People who become controlled by jealousy are obsessed with the notion, the suspicion, that the person or persons They love are sharing love at the same level with others. A spouse or partner has the right to expect her or his significant other not to share their level of intimacy with anyone else--unless, of course, they sign on from the beginning for an “open relationship” or an “open marriage.” If that’s what you sign up for, put the jealousy on the shelf because shared intimacy is precisely what you’ve agreed to.

In my marriage and in other serious, adult relationships I’ve been a part of, there was no way I was going to share the physical and the other deeper levels of intimacy with anyone but my beloved; nor would I have sat idly by while someone else was trying to have the same kind of role I shared with my beloved. If that works for some folks, good for them. I’d not be critical of how they choose to live. That’s none of my business. My hat’s off to Hilary for hanging onto Bill, and my hat’s off to Elizabeth Edwards for kicking John to the curb.

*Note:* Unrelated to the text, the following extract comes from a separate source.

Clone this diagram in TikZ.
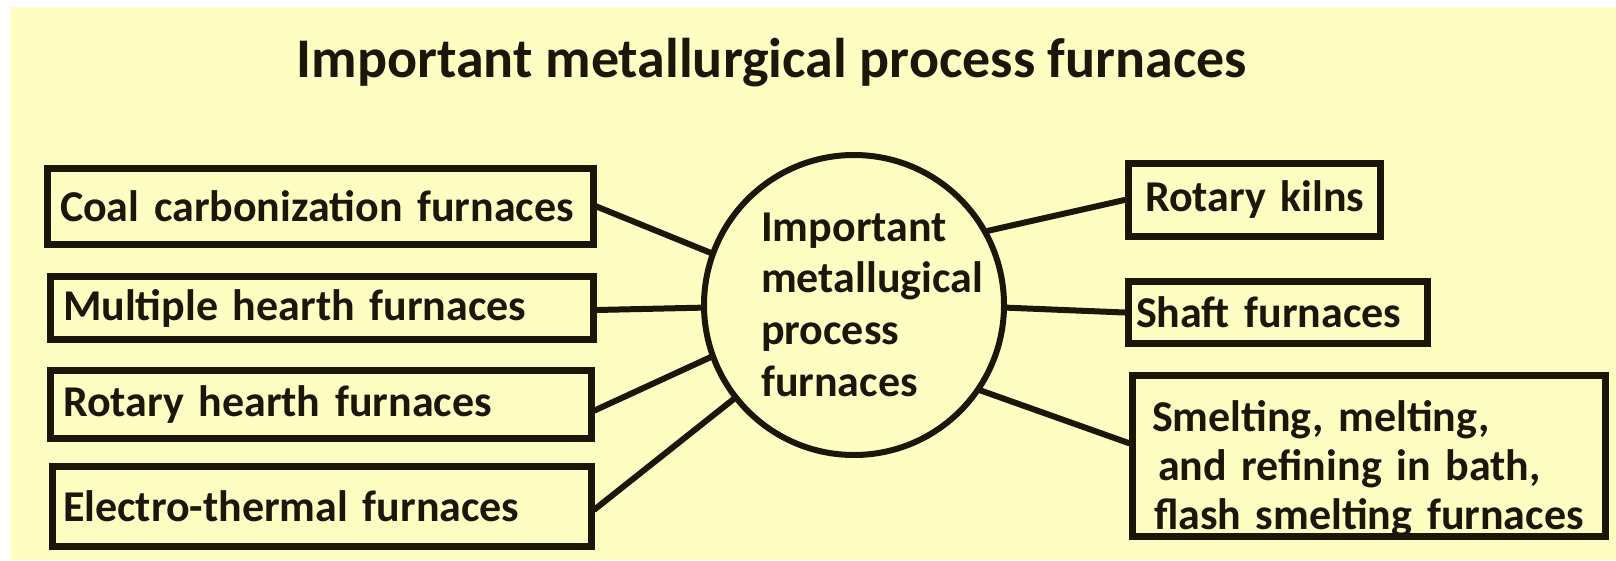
\documentclass[tikz,border=0pt]{standalone}
\usepackage{fontspec}
\setmainfont{Carlito}
\usepackage{tikz}
\usetikzlibrary{calc}
\definecolor{paper}{HTML}{FFFEC2}
\definecolor{ink}{HTML}{1A1608}
\tikzset{
  furn/.style={draw=ink, line width=7pt, anchor=west, inner ysep=0pt,
    align=left, text=ink, font=\fontsize{44}{52}\selectfont\bfseries},
  hubc/.style={draw=ink, line width=6pt, circle, inner sep=0pt},
  link/.style={draw=ink, line width=6pt, line cap=round},
  lab/.style={text=ink, align=left, inner sep=0pt, font=\fontsize{44}{51.7}\selectfont\bfseries}
}
\begin{document}
\begin{tikzpicture}[x=1pt,y=-1pt]
  \useasboundingbox (0,0) rectangle (1616,560);
  \fill[white] (0,0) rectangle (1616,560);
  \fill[paper] (10,7) rectangle (1616,560);
  \node[text=ink, font=\fontsize{56}{64}\selectfont\bfseries] (title) at (772,63)
    {Important metallurgical process furnaces};
  % left column
  \node[furn, inner xsep=13pt, text width=520pt, minimum height=76pt] (coal) at (43.5,206.5)
    {\mbox{Coal carbonization furnaces}};
  \node[furn, inner xsep=13pt, text width=517pt, minimum height=63pt] (multi) at (46.5,308)
    {\mbox{Multiple hearth furnaces}};
  \node[furn, inner xsep=13pt, text width=515pt, minimum height=68pt] (rhearth) at (46.5,404.5)
    {\mbox{Rotary hearth furnaces}};
  \node[furn, inner xsep=11pt, text width=517pt, minimum height=80pt] (electro) at (48.5,506.5)
    {\mbox{Electro-thermal furnaces}};
  % centre
  \def\r{150}
  \node[hubc, minimum size=2*\r pt] (hub) at (854,305) {};
  \node[lab, anchor=west] (hubtxt) at (761,304.5)
    {Important\\metallugical\\process\\furnaces};
  % right column
  \node[furn, inner xsep=17pt, text width=218pt, minimum height=73pt] (kilns) at (1124.5,200)
    {\mbox{Rotary kilns}};
  \node[furn, inner xsep=8pt, text width=283pt, minimum height=62pt] (shaft) at (1124.5,312.5)
    {\mbox{Shaft furnaces}};
  \node[furn, inner xsep=20pt, text width=433pt, minimum height=161pt,
    font=\fontsize{44}{49}\selectfont\bfseries] (smelt) at (1128.5,456)
    {\rule{0pt}{56pt}\mbox{Smelting, melting,}\\\mbox{\hspace*{6pt}and refining in bath,}\\\mbox{\hspace*{2pt}flash smelting furnaces}};
  % links
  \draw[link] (coal.east) -- (hub.160);
  \draw[link] ([yshift=-2pt]multi.east) -- (hub.181);
  \draw[link] ([yshift=-6pt]rhearth.east) -- (hub.200);
  \draw[link] ([yshift=-3pt]electro.east) -- (hub.218);
  \draw[link] (hub.29) -- (kilns.west);
  \draw[link] (hub.-1) -- (shaft.west);
  \draw[link] (hub.-34) -- ([yshift=13pt]smelt.west);
\end{tikzpicture}
\end{document}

One of my favorite movies starring Dolly Parton is “The Best Little Whorehouse in Texas.” Dolly plays Miss Mona who runs a house of ill repute with an iron fist. She’s out in the middle of rural Texas somewhere, and her establishment is called the Chicken Ranch. As you can imagine, in a small Texas town, there are a variety of responses to the presence of the Chicken Ranch there. The religious and political conservatives publicly at least are repelled and repulsed by it, and they are constantly seeking to close it down. Others find no fault with it, and some are quite happy that it’s there. One little old lady suddenly shows up on screen in the middle of a debate on the subject, and she says that she’s grateful for the Chicken Ranch; when her husband gets to feeling frisky too often, especially on Saturday evenings (I think she said), she was thrilled that he’d give her some peace only because the Chicken Ranch was nearby. She was grateful for Miss Mona and “the girls” who kept her husband busy and happy anytime she had a “headache,” which came on at least every Saturday evening.

Jealousy may be related in part to possessiveness, as I said a moment ago, and it may also be related to insecurity on the part of the one who is jealous. Keep in mind that I think some behavior legitimately calls up jealousy; again, the thing is, it’s pointless to let yourself be stuck at the point of jealousy. Jealousy is an alert or a warning that should be acknowledged, that should lead to a discussion with the person whose behavior has created the jealousy, and then released. Love cannot long survive if being chocked off by jealousy. On the other hand, behaviors that constantly create legitimate jealousy will also kill love at its core.

In addition to jealousy related to an ostensibly intimate love relationship there are other types of jealousy. Sigmund Freud’s Oedipal Complex theory is based on his psychoanalytic perception that children from the ages of 2 and a half to 6 years or so desire the exclusive love of the parent of the opposite gender to them. He says it’s perfectly natural, and healthy children grow out of it; but before they do they have likely wished for the death of the parent of their same gender in order to do away with the “competition” as it were. If Freud were correct, I think it’s pretty scary in this high tech age where they can actually figure out how to make their wishes come true, even if it’s as easy as finding the parents’ supposedly hidden guns.

I must confess that I am given to jealousy. My marriage had its troubles, but trust wasn’t one of them. I never worried about infidelity, and I never believed that Lindon conducted herself in the presence of other men in any way that would have remotely suggested that she would have been interested in an alliance that would have broken the trust we had in each other.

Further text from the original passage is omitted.